22 June 2024 Time to read: 3 mins

IHRA resource empowers educators to reflect on Holocaust comparison

“To talk about genocide or the Holocaust means to enter a difficult and complex conversation,” IHRA delegate Klaus Mueller said. “But while there is presumably more attention than ever on Holocaust remembrance, education, and research, as well as on genocide education and research – all this awareness – these difficult conversations are increasingly difficult to have.”  

Indeed, over the past two decades, people have used terms like the Holocaust or genocide to draw attention to an array of issues, including animal rights, school bullying, human rights violations and mass murder, as well as to simply attack their political opponents. Too often, the terms are used to stop a conversation, not to deepen it.  

It was with this in mind that the former Chair of the IHRA Committee on the Holocaust, Genocide, and Crimes against Humanity suggested a global gathering of educators to the US Holocaust Memorial Museum (USHMM), UNESCO, and the European Network on Countering Antisemitism Through Education (ENCATE). Together they organized an off-the-record Global Dialogue to help educators respond to Holocaust comparison when it comes up in the classroom.

The workshop showed that even in times of increasing polarization, educators can have difficult conversations that are sincere and respectful. “If you are able to create a space in which people can actually think and listen to others, that feels both empowering and encouraging for educators who are challenged today,” Klaus underlined. 

IHRA Reflections on Terminology for Holocaust Comparison offers useful approach 

Nearly 40 practitioners, educators, and policymakers from over 25 countries across all continents attended the Global Dialogue. The participants worked with the IHRA Reflections on Terminology for Holocaust Comparison. The resource, which IHRA experts developed over nearly a decade, guided them with questions for reflection; it purposely does not take a didactic or prescriptive approach. 

To talk about genocide or the Holocaust means to enter a difficult and complex conversation.

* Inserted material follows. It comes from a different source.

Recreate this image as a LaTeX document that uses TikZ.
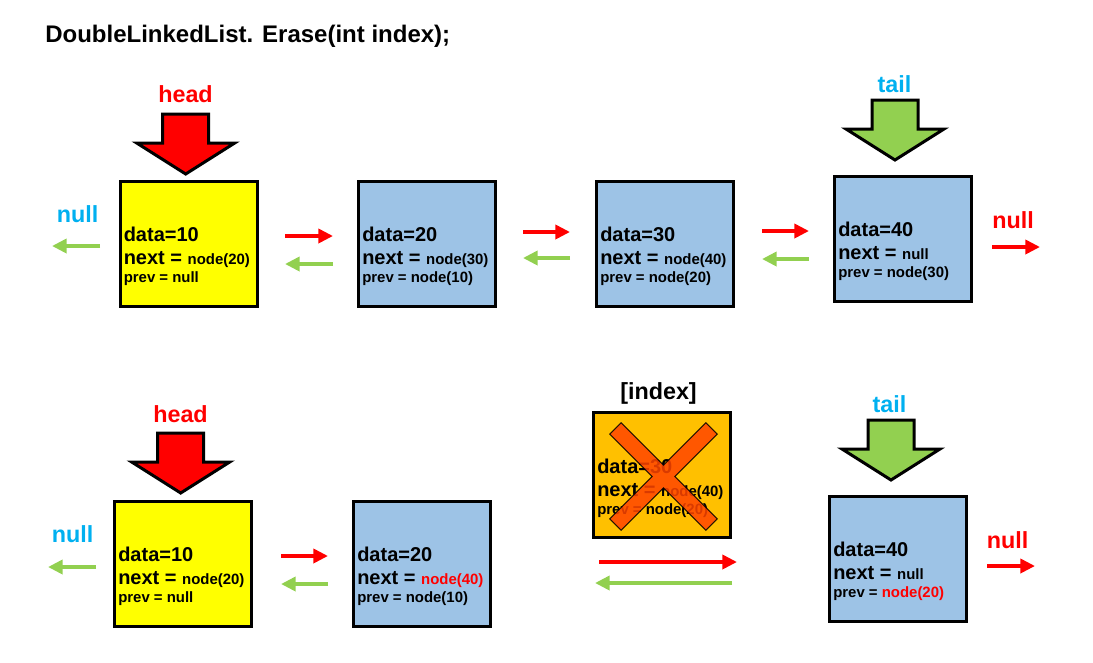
\documentclass[tikz,border=0pt]{standalone}
\usepackage{fontspec}
\setmainfont{Liberation Sans}
\usetikzlibrary{arrows.meta}
\definecolor{cyanT}{RGB}{0,176,240}
\definecolor{grn}{RGB}{146,208,80}
\definecolor{blu}{RGB}{157,195,230}
\definecolor{yel}{RGB}{255,255,0}
\definecolor{org}{RGB}{255,192,0}
\definecolor{xred}{RGB}{255,69,0}
\newcommand\fsz[1]{\fontsize{#1}{#1}\selectfont}
\newcommand\smallfs{\fsz{11.2pt}}
\newcommand\cellText[4]{%
  \node[dl] (#1d) at ([shift={(-65,-2)}]#1.center) {#2};
  \node[dl] (#1n) at ([shift={(-65,21)}]#1.center) {next = {\smallfs #3}};
  \node[pl] (#1p) at ([shift={(-65,39)}]#1.center) {#4};}
\newcommand\blockArrow[2]{%
  \draw[blockarr, fill=#2, shift={(#1)}] (-23,-60) -- (23,-60) -- (23,-31) -- (49,-31)
    -- (0,0) -- (-49,-31) -- (-23,-31) -- cycle;}
\begin{document}
\begin{tikzpicture}[x=0.75pt,y=-0.75pt,
  listbox/.style={draw=black, line width=2.25pt, minimum width=102.75pt, minimum height=93.75pt, inner sep=0pt},
  dl/.style={anchor=base west, inner sep=0pt, font=\bfseries\fsz{15pt}},
  pl/.style={anchor=base west, inner sep=0pt, font=\bfseries\smallfs},
  lbl/.style={anchor=base, inner sep=0pt, font=\bfseries\fsz{17.5pt}},
  blockarr/.style={draw=black, line width=2.25pt, line join=miter},
  ptr/.style={line width=3.5pt, -{Triangle[length=11pt,width=10.5pt]}},
  nx/.style={ptr, draw=red},
  pv/.style={ptr, draw=grn},
  xmark/.style={fill=xred, draw=black, line width=0.8pt, opacity=0.85}
]
\useasboundingbox (0,0) rectangle (1093,662);

\node[anchor=base west, inner sep=0pt, font=\bfseries\fsz{18pt}] (title) at (45,42) {DoubleLinkedList. Erase(int index);};

% ---------- top row ----------
\node[listbox, fill=yel] (a1) at (188.5,243.5) {};
\node[listbox, fill=blu] (a2) at (427,243.5) {};
\node[listbox, fill=blu] (a3) at (665,243.5) {};
\node[listbox, fill=blu] (a4) at (903,238.5) {};
\cellText{a1}{data=10}{node(20)}{prev = null}
\cellText{a2}{data=20}{node(30)}{prev = node(10)}
\cellText{a3}{data=30}{node(40)}{prev = node(20)}
\cellText{a4}{data=40}{null}{prev = node(30)}

\coordinate (headTip) at (185.7,174);
\coordinate (tailTip) at (895,160);
\blockArrow{headTip}{red}
\blockArrow{tailTip}{grn}
\node[lbl, text=red] (headA) at (185.5,102) {head};
\node[lbl, text=cyanT] (tailA) at (894.5,92) {tail};
\node[lbl, text=cyanT] (nullA0) at (77.5,222) {null};
\node[lbl, text=red] (nullA4) at (1013,228) {null};

\coordinate (pa0s) at (100,246); \coordinate (pa0e) at (52,246);
\coordinate (na12s) at (285,236); \coordinate (na12e) at (333,236);
\coordinate (pa12s) at (333,264); \coordinate (pa12e) at (285,264);
\coordinate (na23s) at (523,232); \coordinate (na23e) at (570,232);
\coordinate (pa23s) at (570,258); \coordinate (pa23e) at (523,258);
\coordinate (na34s) at (762,231); \coordinate (na34e) at (809,231);
\coordinate (pa34s) at (809,259); \coordinate (pa34e) at (762,259);
\coordinate (na4s) at (992,247); \coordinate (na4e) at (1040,247);
\draw[pv] (pa0s) -- (pa0e);
\draw[nx] (na12s) -- (na12e);
\draw[pv] (pa12s) -- (pa12e);
\draw[nx] (na23s) -- (na23e);
\draw[pv] (pa23s) -- (pa23e);
\draw[nx] (na34s) -- (na34e);
\draw[pv] (pa34s) -- (pa34e);
\draw[nx] (na4s) -- (na4e);

% ---------- bottom row ----------
\node[listbox, fill=yel] (b1) at (183,563.5) {};
\node[listbox, fill=blu] (b2) at (422,563.5) {};
\node[listbox, fill=org] (b3) at (662,475) {};
\node[listbox, fill=blu] (b4) at (898,558.5) {};
\cellText{b1}{data=10}{node(20)}{prev = null}
\cellText{b2}{data=20}{\textcolor{red}{node(40)}}{prev = node(10)}
\cellText{b3}{data=30}{node(40)}{prev = node(20)}
\cellText{b4}{data=40}{null}{prev = \textcolor{red}{node(20)}}

% cross over the erased node
\draw[xmark, shift={(663.5,476.5)}, rotate=45]
  (-8,-68) -- (8,-68) -- (8,-8) -- (68,-8) -- (68,8) -- (8,8) -- (8,68)
  -- (-8,68) -- (-8,8) -- (-68,8) -- (-68,-8) -- (-8,-8) -- cycle;
\node[lbl] (idx) at (658.5,399) {[index]};

\coordinate (headTipB) at (180.7,493);
\coordinate (tailTipB) at (891,480);
\blockArrow{headTipB}{red}
\blockArrow{tailTipB}{grn}
\node[lbl, text=red] (headB) at (180.5,422) {head};
\node[lbl, text=cyanT] (tailB) at (889.5,412) {tail};
\node[lbl, text=cyanT] (nullB0) at (72.5,542) {null};
\node[lbl, text=red] (nullB4) at (1007.5,548) {null};

\coordinate (pb0s) at (96,567); \coordinate (pb0e) at (48,567);
\coordinate (nb12s) at (281,556); \coordinate (nb12e) at (328,556);
\coordinate (pb12s) at (328,584); \coordinate (pb12e) at (281,584);
\coordinate (nb24s) at (599,562); \coordinate (nb24e) at (737,562);
\coordinate (pb24s) at (732,583); \coordinate (pb24e) at (595,583);
\coordinate (nb4s) at (987,566); \coordinate (nb4e) at (1035,566);
\draw[pv] (pb0s) -- (pb0e);
\draw[nx] (nb12s) -- (nb12e);
\draw[pv] (pb12s) -- (pb12e);
\draw[nx] (nb24s) -- (nb24e);
\draw[pv] (pb24s) -- (pb24e);
\draw[nx] (nb4s) -- (nb4e);
\end{tikzpicture}
\end{document}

“A classroom is a space where we practice critical thinking. As a student, you have to be allowed to get it wrong,” Klaus emphasized. “But as a teacher, it is counter-productive to just say, ‘No, you cannot think that.’ Students shut down with such an approach. They need guidance and an open discussion to understand it by themselves.”  

The resource’s questions for reflection empower teachers to help their students understand the impact of their words and to think about their own intentions. This is no small task, however, and the Global Dialogue went a large way in connecting educators grappling with similar challenges.  

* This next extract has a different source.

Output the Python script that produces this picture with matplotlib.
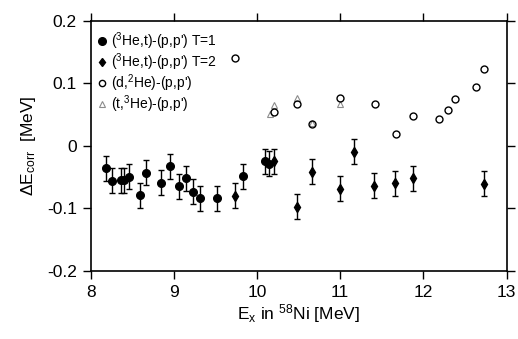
import matplotlib
matplotlib.use("Agg")
import matplotlib.pyplot as plt
from matplotlib.ticker import FuncFormatter
from matplotlib.lines import Line2D

plt.rcParams['font.family'] = ['Liberation Sans', 'DejaVu Sans']
plt.rcParams['mathtext.fontset'] = 'custom'
plt.rcParams['mathtext.rm'] = 'Liberation Sans'
plt.rcParams['mathtext.it'] = 'Liberation Sans'
plt.rcParams['axes.unicode_minus'] = False

# (3He,t)-(p,p') T=1
x_t1 = [8.19, 8.26, 8.36, 8.40, 8.46, 8.59, 8.67, 8.85, 8.95, 9.06,
        9.15, 9.23, 9.32, 9.52, 9.83, 10.10, 10.14]
y_t1 = [-0.036, -0.056, -0.055, -0.0555, -0.050, -0.0795, -0.043, -0.059, -0.033, -0.065,
        -0.052, -0.074, -0.084, -0.084, -0.049, -0.025, -0.029]
e_t1 = [0.02] * len(x_t1)

# (3He,t)-(p,p') T=2
x_t2 = [9.73, 10.20, 10.48, 10.66, 11.00, 11.16, 11.41, 11.66, 11.87, 12.73]
y_t2 = [-0.080, -0.025, -0.098, -0.042, -0.069, -0.010, -0.064, -0.060, -0.052, -0.061]
e_t2 = [0.02] * len(x_t2)

# (d,2He)-(p,p')
x_d = [9.73, 10.20, 10.48, 10.66, 11.00, 11.42, 11.67, 11.87, 12.19, 12.29, 12.38, 12.63, 12.73]
y_d = [0.141, 0.054, 0.067, 0.034, 0.076, 0.067, 0.018, 0.047, 0.043, 0.057, 0.074, 0.094, 0.122]

# (t,3He)-(p,p')
x_t = [10.15, 10.20, 10.48, 10.66, 11.00]
y_t = [0.051, 0.065, 0.077, 0.036, 0.067]

labels = ["($^3$He,t)-(p,p') T=1", "($^3$He,t)-(p,p') T=2",
          "(d,$^2$He)-(p,p')", "(t,$^3$He)-(p,p')"]

fig = plt.figure(figsize=(5.18, 3.39), dpi=100)
ax = fig.add_axes([0.175, 0.2015, 0.803, 0.7375])

ax.errorbar(x_t1, y_t1, yerr=e_t1, fmt='o', color='black', ms=5.5, capsize=2.5,
            elinewidth=1, capthick=1)
ax.errorbar(x_t2, y_t2, yerr=e_t2, fmt='d', color='black', ms=5, capsize=2.5,
            elinewidth=1, capthick=1)
ax.plot(x_t, y_t, '^', mfc='none', mec='0.55', ms=5, mew=0.8, linestyle='None')
ax.plot(x_d, y_d, 'o', mfc='none', mec='black', ms=5, mew=1, linestyle='None')

ax.set_xlim(8, 13)
ax.set_ylim(-0.2, 0.2)
ax.set_xticks([8, 9, 10, 11, 12, 13])
ax.set_yticks([-0.2, -0.1, 0, 0.1, 0.2])
ax.yaxis.set_major_formatter(FuncFormatter(lambda v, p: '0' if abs(v) < 1e-9 else f'{v:.1f}'))

ax.tick_params(direction='out', length=6, width=1, labelsize=12.5,
               top=True, right=True, pad=4)
for s in ax.spines.values():
    s.set_linewidth(1.2)

ax.set_xlabel("E$_x$ in $^{58}$Ni [MeV]", fontsize=12.5, labelpad=2)
ax.set_ylabel(r"$\Delta$E$_{\rm corr}$  [MeV]", fontsize=12.5, labelpad=6)

handles = [
    Line2D([], [], marker='o', color='black', ms=5.5, linestyle='None'),
    Line2D([], [], marker='d', color='black', ms=4.5, linestyle='None'),
    Line2D([], [], marker='o', mfc='none', mec='black', ms=4.5, mew=1, linestyle='None'),
    Line2D([], [], marker='^', mfc='none', mec='0.55', ms=4.5, mew=0.8, linestyle='None'),
]
ax.legend(handles, labels, loc='upper left', bbox_to_anchor=(-0.005, 1.0),
          frameon=False, fontsize=10, handlelength=0.6, handletextpad=0.3,
          labelspacing=-0.05, borderaxespad=0.3)

fig.savefig("out.png", dpi=100)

Global Dialogue strengthens educational community against antisemitism 

For Emrah Gürsel, Head of International Partnerships at the Kreuzberg Initiative against Antisemitism (KIgA) in Berlin, the Global Dialogue represented a significant step, not least because of the truly global nature of the participants. “ENCATE was born out of the need to create a community of practice and solidarity in educational work to combat antisemitism. Today, this need is even greater,” he said. “We believe that our community should come together with other peer communities to discuss cross-sectoral challenges we face today in the context of rising hate. In this latest global forum, the IHRA material provides us with a good basis to have a critical discussion about difficult issues.” 

It is counter-productive to just say, ‘No, you cannot think that.’

This global dialogue was a valuable opportunity to connect education stakeholders around the world through networks supported by the USHMM, KIgA, ENCATE, and UNESCO, and begin an important conversation on how to navigate difficult conversations in diverse contexts,” confirmed Ilana Weinberg, International Programs Officer at USHMM. 

For both the organizers and the participants, it was clear that “we need more of this,” Klaus said, and that they left with a sense of appreciation for each other and for the field. “It reminded us of what we’re actually doing as educators.”  

Namely, equipping their students with the skills to have difficult conversations, both about difficult pasts and difficult presents.